Şimdi yıllardır bu iktidarın kötülüklerini çeşitli açılardan gören insanlar bu iktidardan kurtulmak için çareler arıyor. İnsanlar 22 yılda bu iktidardan kurtulmak için nasıl çareler aradılar, hep beraber hatırlayalım. Dediler ki, ‘Ya AKP kötü, bizi buradan asker kurtarır. Laikliğin teminatı askerdir’ diyen bir anlayış Türkiye’de var mıydı? Baktılar o laikliğin teminatı orduda; tarikatlar, cemaatler birbiriyle mücadele ediyor. İşte 15 Temmuz’da gördüğümüz tablo buydu. Dediler ki ya ‘Tamam bu iktidar kötü ama bizi bu iktidardan yargı kurtarır. Merak etmeyin, bu ülkede Anayasa Mahkemesi var. Sınırı aşarsa çizgiyi çeker’. Yargı da ele geçti, o da gitti.

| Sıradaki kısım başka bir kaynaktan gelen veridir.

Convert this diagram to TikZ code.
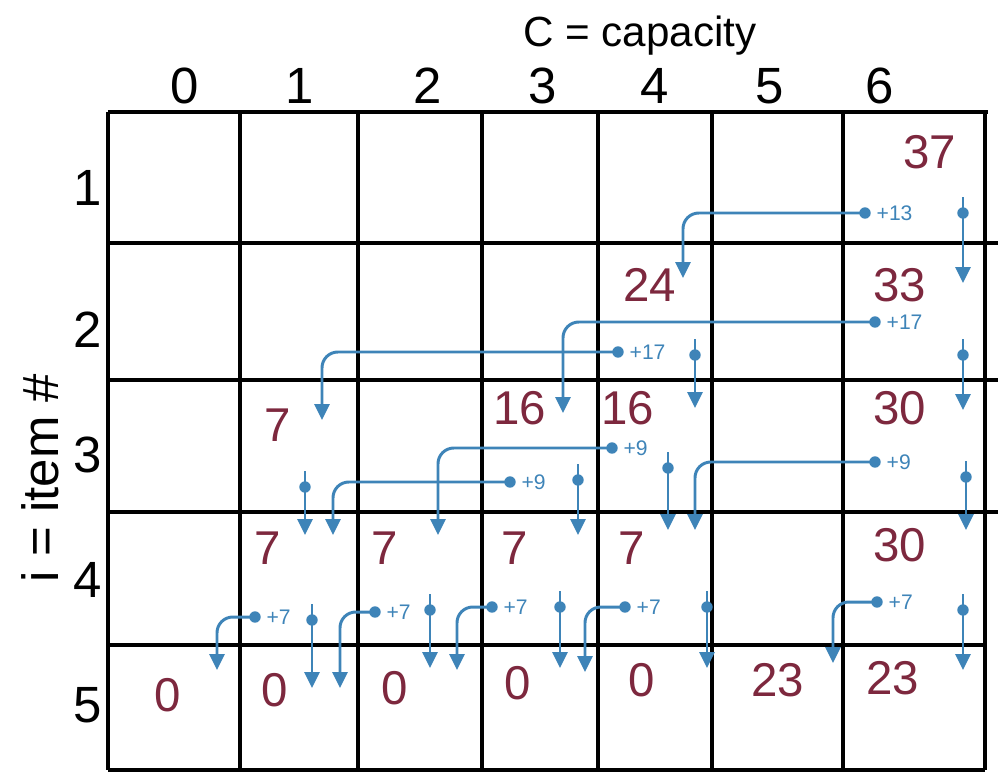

Dediler ki, ‘Kılıçdaroğlu kurtarır. Baykal beceremiyordu ama Kılıçdaroğlu kurtarır’. O da olmadı. Mesela ‘Avrupa Birliği bizi bu iktidardan kurtarır’ diye düşünenler ve bunu propaganda edenler vardı. ‘Bizi bu iktidardan Amerika Birleşik Devletleri kurtarır kurtarırsa’ diye düşünenler vardı. Saymak bile istemiyorum. Bu iktidarın kötü olduğunu düşünen insanlar arasında bile bu iktidardan bizi kurtaracak bir büyük güç, bir dış güç, bir kahraman arayanlar vardı. Oysa fotoğrafını yalın biçimde ortaya koyduğunuzda Türkiye’yi bu iktidardan kurtarabilecek tek güç vardır. O da Türkiye işçi sınıfıdır. Türkiye emekçileridir. Bu gerçeği göstermesi açısından bu toplantı çok önemlidir.

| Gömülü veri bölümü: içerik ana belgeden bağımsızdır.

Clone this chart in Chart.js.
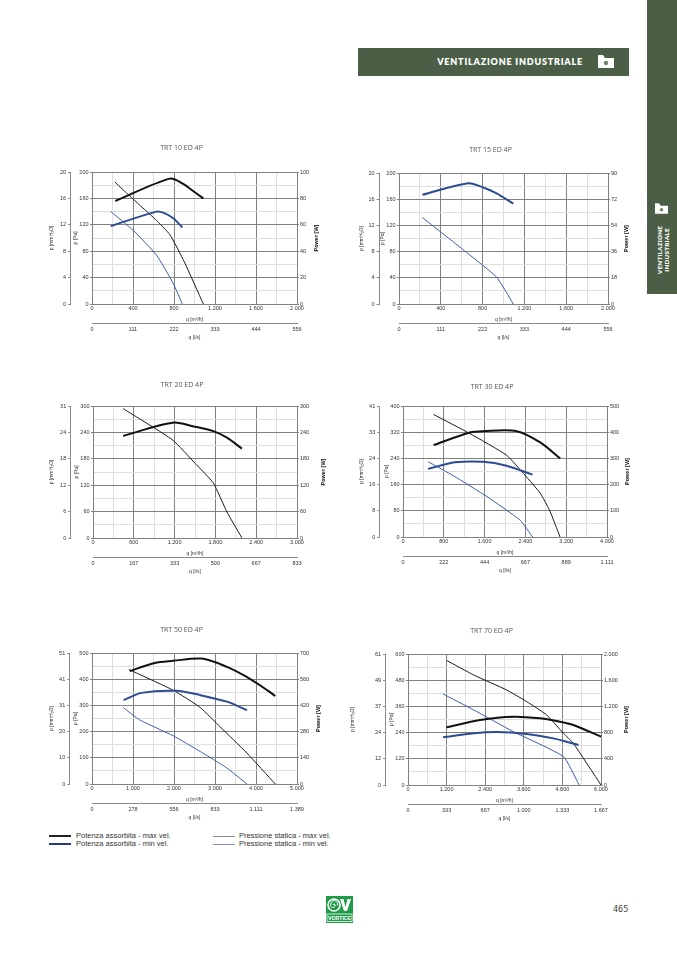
<!DOCTYPE html>
<html>
<head>
<meta charset="utf-8">
<script src="https://cdn.jsdelivr.net/npm/chart.js@4.4.1/dist/chart.umd.min.js"></script>
<style>
  html, body { margin: 0; padding: 0; background: #fff; }
  body { width: 677px; height: 958px; position: relative; overflow: hidden; font-family: "Liberation Sans", Arial, sans-serif; }
  .box { position: absolute; }
  .box canvas { display: block; }
  #banner { position: absolute; left: 358px; top: 48px; width: 271px; height: 28px; background: #4b5e46; }
  #banner span { position: absolute; right: 46px; top: 8px; color: #fff; font: 800 9px Lato, "Open Sans", sans-serif; letter-spacing: 0.8px; line-height: 12px; white-space: nowrap; }
  #banner svg { position: absolute; left: 240px; top: 7px; }
  #tab { position: absolute; left: 647px; top: 0; width: 30px; height: 294px; background: #4b5e46; }
  #tab svg { position: absolute; left: 8px; top: 202px; }
  #tab .txt { position: absolute; left: -12px; top: 243px; width: 56px; height: 14px; transform: rotate(-90deg); color: #fff;
    font: 800 6.3px Lato, "Open Sans", sans-serif; line-height: 7px; text-align: center; letter-spacing: 0.2px; white-space: nowrap; }
  .legend { position: absolute; font-size: 7.5px; color: #333; line-height: 8px; white-space: nowrap; }
  .legend i { position: absolute; display: block; width: 22px; }
  .legend b { position: absolute; font-weight: normal; color: #333; }
  #logo { position: absolute; left: 326px; top: 896px; }
  #page { position: absolute; left: 613px; top: 904px; font: 8.5px "DejaVu Sans Mono", monospace; color: #444; }
</style>
</head>
<body>

<div id="banner"><span>VENTILAZIONE INDUSTRIALE</span>
  <svg width="16" height="13" viewBox="0 0 16 13"><polygon points="0,0 5,0 7,3 16,3 16,13 0,13" fill="#fff"/><circle cx="8" cy="8" r="2.2" fill="#6b8a5f"/></svg>
</div>

<div id="tab">
  <svg width="13" height="13" viewBox="0 0 16 13"><polygon points="0,0 5,0 7,3 16,3 16,13 0,13" fill="#fff"/><circle cx="8" cy="8" r="2.2" fill="#6b8a5f"/></svg>
  <div class="txt">VENTILAZIONE<br>INDUSTRIALE</div>
</div>

<div class="box" id="c1"><canvas></canvas></div>
<div class="box" id="c2"><canvas></canvas></div>
<div class="box" id="c3"><canvas></canvas></div>
<div class="box" id="c4"><canvas></canvas></div>
<div class="box" id="c5"><canvas></canvas></div>
<div class="box" id="c6"><canvas></canvas></div>

<div class="legend" style="left:49px;top:832px;">
  <i style="left:0;top:3px;border-top:2px solid #222;"></i><b style="left:27px;top:0;">Potenza assorbita - max vel.</b>
  <i style="left:0;top:11px;border-top:2px solid #2a3577;"></i><b style="left:27px;top:8px;">Potenza assorbita - min vel.</b>
  <i style="left:164px;top:3.5px;border-top:1.5px solid #8c8c8c;"></i><b style="left:190px;top:0;">Pressione statica - max vel.</b>
  <i style="left:164px;top:11.5px;border-top:1.5px solid #8a8fc2;"></i><b style="left:190px;top:8px;">Pressione statica - min vel.</b>
</div>

<svg id="logo" width="27" height="27" viewBox="0 0 27 27">
  <rect x="0" y="0" width="27" height="27" fill="#1f9a48"/>
  <circle cx="8" cy="9" r="6" fill="none" stroke="#fff" stroke-width="1.6"/>
  <path d="M8 9 m-1 0 a1 1 0 1 1 2 0 a2.2 2.2 0 1 1 -4.2 -0.5 a3.4 3.4 0 1 1 6.4 1" fill="none" stroke="#fff" stroke-width="1"/>
  <polygon points="14,3 17.5,3 19.5,11 21.5,3 25,3 21,15 18,15" fill="#fff"/>
  <rect x="1" y="18" width="25" height="7.5" fill="none" stroke="#fff" stroke-width="0.8"/>
  <text x="13.5" y="24" font-family="Liberation Sans, Arial" font-weight="bold" font-size="5.2" fill="#fff" text-anchor="middle">VORTICE</text>
</svg>
<div id="page">465</div>

<script>
// TRT 10 ED 4P  [q m3/h, value]
const trt10PowerMax = [[228, 78], [760, 95], [890, 91], [980, 86], [1086, 80]];
const trt10PowerMin = [[183, 59], [630, 70], [700, 69], [793, 65], [881, 58]];
const trt10PressMax = [[222, 185], [400, 159], [620, 128], [760, 105], [900, 64], [1086, 0]];
const trt10PressMin = [[183, 140], [400, 112], [630, 74], [793, 31], [881, 0]];
const trt10MmLabels = ['0', '4', '8', '12', '16', '20'];
const trt10LsLabels = ['0', '111', '222', '333', '444', '556'];

// TRT 15 ED 4P
const trt15Power = [[224, 75], [662, 83], [806, 80], [934, 76], [1094, 69]];
const trt15Press = [[224, 132], [660, 77], [934, 41], [1094, 0]];
const trt15MmLabels = ['0', '4', '8', '12', '16', '20'];
const trt15LsLabels = ['0', '111', '222', '333', '444', '556'];

// TRT 20 ED 4P
const trt20PowerMax = [[443, 232], [1170, 262], [1500, 253], [1770, 243], [1970, 228], [2190, 203]];
const trt20PressMax = [[443, 294], [1170, 223], [1500, 170], [1770, 125], [1970, 59], [2190, 0]];
const trt20MmLabels = ['0', '6', '12', '18', '24', '31'];
const trt20LsLabels = ['0', '167', '333', '500', '667', '833'];

// TRT 30 ED 4P
const trt30PowerMax = [[600, 351], [1310, 399], [1570, 404], [2230, 404], [2690, 361], [3080, 300]];
const trt30PowerMin = [[490, 260], [1020, 285], [1570, 287], [2030, 272], [2540, 238]];
const trt30PressMax = [[600, 374], [1310, 316], [2030, 250], [2390, 189], [2690, 134], [2870, 83], [3080, 0]];
const trt30PressMin = [[490, 230], [1000, 186], [1640, 124], [2300, 51], [2540, 0]];
const trt30MmLabels = ['0', '8', '16', '24', '33', '41'];
const trt30LsLabels = ['0', '222', '444', '667', '889', '1.111'];

// TRT 50 ED 4P
const trt50PowerMax = [[920, 603], [1530, 647], [1980, 658], [2680, 670], [3290, 626], [3740, 576], [4270, 502], [4470, 470]];
const trt50PowerMin = [[770, 448], [1210, 487], [2060, 498], [2640, 475], [3290, 440], [3780, 395]];
const trt50PressMax = [[900, 437], [1980, 358], [2640, 292], [3120, 219], [3780, 118], [4470, 0]];
const trt50PressMin = [[760, 292], [1170, 244], [1980, 184], [2640, 124], [3290, 61], [3780, 0]];
const trt50MmLabels = ['0', '10', '20', '31', '41', '51'];
const trt50LsLabels = ['0', '278', '556', '833', '1.111', '1.389'];

// TRT 70 ED 4P
const trt70PowerMax = [[1190, 880], [2240, 992], [3280, 1043], [4100, 1018], [4730, 967], [5140, 916], [6000, 738]];
const trt70PowerMin = [[1090, 728], [2040, 789], [2760, 809], [3690, 779], [4520, 712], [5040, 646], [5300, 611]];
const trt70PressMax = [[1210, 570], [2040, 504], [3070, 435], [3690, 382], [4310, 321], [4830, 237], [5140, 191], [6000, 0]];
const trt70PressMin = [[1090, 417], [2040, 344], [3280, 244], [4830, 130], [5320, 0]];
const trt70MmLabels = ['0', '12', '24', '37', '49', '61'];
const trt70LsLabels = ['0', '333', '667', '1.000', '1.333', '1.667'];

// axis ranges: q max, Pa max, power max (5 major divisions each)
const qMax = [2000, 2000, 3000, 4000, 5000, 6000];
const paMax = [200, 200, 300, 400, 500, 600];
const powMax = [100, 90, 300, 500, 700, 2000];

const MAJOR = '#808080';
const MINOR = '#dedede';
const TICK_FONT = { family: '"Liberation Sans", Arial, sans-serif', size: 5.5 };
const AXIS_FONT = { family: '"Liberation Sans", Arial, sans-serif', size: 5 };

// series styles: power max, power min, pressure max, pressure min
const STYLES = [
    { axis: 'yPow', color: '#111111', width: 2, tension: 0.3 },
    { axis: 'yPow', color: '#2d4b93', width: 2, tension: 0.3 },
    { axis: 'y', color: '#1a1a1a', width: 1, tension: 0.15 },
    { axis: 'y', color: '#3b5cab', width: 1, tension: 0.15 }
];

const charts = [
    { id: 'c1', title: 'TRT 10 ED 4P', box: [92, 172, 297, 304], mm: trt10MmLabels, ls: trt10LsLabels,
      series: [trt10PowerMax, trt10PowerMin, trt10PressMax, trt10PressMin], gap: { title: 24, mmLine: 21.5, mmTitle: 40.3, pow: 19.3 } },
    { id: 'c2', title: 'TRT 15 ED 4P', box: [399, 173, 608, 304], mm: trt15MmLabels, ls: trt15LsLabels,
      series: [null, trt15Power, null, trt15Press], gap: { title: 23.5, mmLine: 20, mmTitle: 37.6, pow: 18.3 } },
    { id: 'c3', title: 'TRT 20 ED 4P', box: [93, 406, 297, 538], mm: trt20MmLabels, ls: trt20LsLabels,
      series: [trt20PowerMax, null, trt20PressMax, null], gap: { title: 21, mmLine: 22.3, mmTitle: 41, pow: 26 } },
    { id: 'c4', title: 'TRT 30 ED 4P', box: [403, 406, 607, 537], mm: trt30MmLabels, ls: trt30LsLabels,
      series: [trt30PowerMax, trt30PowerMin, trt30PressMax, trt30PressMin], gap: { title: 19, mmLine: 23.3, mmTitle: 41.6, pow: 20.6 } },
    { id: 'c5', title: 'TRT 50 ED 4P', box: [92, 653, 297, 784], mm: trt50MmLabels, ls: trt50LsLabels,
      series: [trt50PowerMax, trt50PowerMin, trt50PressMax, trt50PressMin], gap: { title: 22.7, mmLine: 22.3, mmTitle: 40, pow: 21.6 } },
    { id: 'c6', title: 'TRT 70 ED 4P', box: [408, 654, 601, 785], mm: trt70MmLabels, ls: trt70LsLabels,
      series: [trt70PowerMax, trt70PowerMin, trt70PressMax, trt70PressMin], gap: { title: 23.3, mmLine: 22.4, mmTitle: 55.4, pow: 25 } }
];

// italian thousands separator
function fmt(v) {
    return String(v).replace(/\B(?=(\d{3})+(?!\d))/g, '.');
}

function buildChart(cfg, n) {
    const [L, T, R, B] = cfg.box;
    const g = cfg.gap;
    const wrap = document.getElementById(cfg.id);
    wrap.style.left = (L - 60) + 'px';
    wrap.style.top = (T - 32) + 'px';
    const canvas = wrap.querySelector('canvas');
    canvas.width = R - L + 94;
    canvas.height = B - T + 71;

    const qStep = qMax[n] / 5;
    const paStep = paMax[n] / 5;

    const datasets = [];
    cfg.series.forEach((s, i) => {
        if (!s) return;
        const st = STYLES[i];
        datasets.push({
            data: s.map(p => ({ x: p[0], y: p[1] })),
            yAxisID: st.axis,
            borderColor: st.color,
            borderWidth: st.width,
            tension: st.tension,
            pointRadius: 0,
            fill: false
        });
    });

    // Power [W] title reads bottom-to-top on the right side
    const powerTitle = {
        id: 'powerTitle',
        afterDraw(chart) {
            const a = chart.chartArea;
            const c = chart.ctx;
            c.save();
            c.translate(a.right + g.pow, (a.top + a.bottom) / 2);
            c.rotate(-Math.PI / 2);
            c.font = 'bold 5.5px "Liberation Sans", Arial, sans-serif';
            c.fillStyle = '#111';
            c.textAlign = 'center';
            c.textBaseline = 'middle';
            c.fillText('Power [W]', 0, 0);
            c.restore();
        }
    };

    const titleTop = 32 - g.title - 4.2;

    new Chart(canvas.getContext('2d'), {
        type: 'line',
        data: { datasets: datasets },
        plugins: [powerTitle],
        options: {
            responsive: false,
            animation: false,
            events: [],
            layout: { padding: 0 },
            plugins: {
                legend: { display: false },
                tooltip: { enabled: false },
                title: {
                    display: true,
                    text: cfg.title,
                    color: '#555',
                    font: { family: '"Open Sans", sans-serif', size: 7, weight: 'normal' },
                    padding: { top: titleTop, bottom: 32 - 8.4 - titleTop }
                }
            },
            scales: {
                x: {
                    type: 'linear', position: 'bottom', weight: 0,
                    min: 0, max: qMax[n],
                    ticks: {
                        stepSize: qStep / 2, autoSkip: false, maxRotation: 0, padding: 0.7,
                        font: TICK_FONT, color: '#333',
                        callback: v => (v % qStep === 0 ? fmt(v) : '')
                    },
                    grid: {
                        color: c => (c.tick && c.tick.value % qStep === 0 ? MAJOR : MINOR),
                        drawTicks: false
                    },
                    border: { color: MAJOR },
                    title: { display: true, text: 'q [m³/h]', font: AXIS_FONT, color: '#333', padding: { top: 0, bottom: 0.7 } },
                    afterFit: s => { s.height = 19; }
                },
                xls: {
                    type: 'linear', position: 'bottom', weight: 1,
                    min: 0, max: qMax[n],
                    ticks: {
                        stepSize: qStep, autoSkip: false, maxRotation: 0, padding: 2.7,
                        font: TICK_FONT, color: '#333',
                        callback: (v, i) => cfg.ls[i]
                    },
                    grid: { display: false, drawOnChartArea: false, drawTicks: false },
                    border: { display: true, color: '#8a8a8a' },
                    title: { display: true, text: 'q [l/s]', font: AXIS_FONT, color: '#333', padding: { top: 0, bottom: 2.7 } },
                    afterFit: s => { s.height = 20; }
                },
                y: {
                    type: 'linear', position: 'left', weight: 1,
                    min: 0, max: paMax[n],
                    ticks: {
                        stepSize: paStep / 2, autoSkip: false, padding: 1.5,
                        font: TICK_FONT, color: '#333',
                        callback: v => (v % paStep === 0 ? fmt(v) : '')
                    },
                    grid: {
                        color: c => (c.tick && c.tick.value % paStep === 0 ? MAJOR : MINOR),
                        tickColor: c => (c.tick && c.tick.value % paStep === 0 ? MAJOR : 'rgba(0,0,0,0)'),
                        tickLength: 2
                    },
                    border: { color: MAJOR },
                    title: { display: true, text: 'p [Pa]', font: AXIS_FONT, color: '#333', padding: { top: g.mmLine - 16.8 - 3, bottom: 0 } },
                    afterFit: s => { s.width = g.mmLine; }
                },
                ymm: {
                    type: 'linear', position: 'left', weight: 2,
                    min: 0, max: paMax[n],
                    ticks: {
                        stepSize: paStep, autoSkip: false, padding: 2,
                        font: TICK_FONT, color: '#333',
                        callback: (v, i) => cfg.mm[i]
                    },
                    grid: { drawOnChartArea: false, tickLength: 2.5, color: '#8a8a8a' },
                    border: { color: '#8a8a8a' },
                    title: { display: true, text: 'p [mmH₂O]', font: AXIS_FONT, color: '#333', padding: { top: 60 - g.mmTitle - 3, bottom: 0 } },
                    afterFit: s => { s.width = 60 - g.mmLine; }
                },
                yPow: {
                    type: 'linear', position: 'right',
                    min: 0, max: powMax[n],
                    ticks: {
                        stepSize: powMax[n] / 5, autoSkip: false, padding: 1,
                        font: TICK_FONT, color: '#333',
                        callback: v => fmt(v)
                    },
                    grid: { drawOnChartArea: false, tickLength: 2, color: MAJOR },
                    border: { color: MAJOR },
                    afterFit: s => { s.width = 34; }
                }
            }
        }
    });
}

charts.forEach((cfg, n) => buildChart(cfg, n));
</script>
</body>
</html>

“İşçi sınıfının karşısına dağ dikmişler”

Biz bugün buradan daha büyük bir iddiayla, daha büyük bir heyecanla yola çıkacağız. Şunu hiç tartışmayacağım. Biz Türkiye İşçi Partisi’ni kurmaya karar verdiğimizde çok eleştiri aldık. Herkes deli gözüyle bakıyordu zaten ama en çok duyduğumuz laflardan biri şuydu: ‘Ya bu işçi sınıfından bir şey olmaz. Bu işçilere güvenmeyin. İşçiler tamam iyidir ama bunlar becerebilirler mi?’ Ben diyorum ki, bunlara yanıt vermeye bile gerek yok. Bu fikirlerin hepsi aslında bu iktidarı ayakta tutanların ürettiği fikirlerdi ve biz bu iktidara hak ettiği tokadı attığımızda bu cümleleri söyleyenler zaten paylarına düşeni alacaklar. Bu yüzden hiç dert etmeyin. Biz işçi sınıfına güvenerek, işçi sınıfıyla kaderimizi birleştirerek bu memleketin kurtuluşunun, işçi sınıfının ellerinde olduğunu ortaya çıkartarak çok önemli bir şey yaptığımızı bugün bu toplantı vesilesiyle bir kere daha görmüş oluyoruz. Diyeceksiniz ki, hep siyaset, biraz aşktan konuşalım. Bence olay şu. Ferhat’la Şirin’i hepimiz biliyoruz değil mi? Ferhat, Şirin’e aşık. Diyorlar ki Ferhat’a, ‘Tamam, evlenebilirsin. İzin vereceğiz evlenmene ama bizim köyün suyu yok. Şu dağı delip buraya su getir’. Bence işçi sınıfı böyle. İşçi sınıfı çocuğu için, ekmeği için, evinin kirası için, faturayı ödemek için kavga etmek zorunda ve karşısına dağ dikmişler. Şimdi biz evimize ekmek götürmek için o dağı delmek zorundayız ve o deldiğimiz dağdan bütün ülkeye özgürlük akacak.”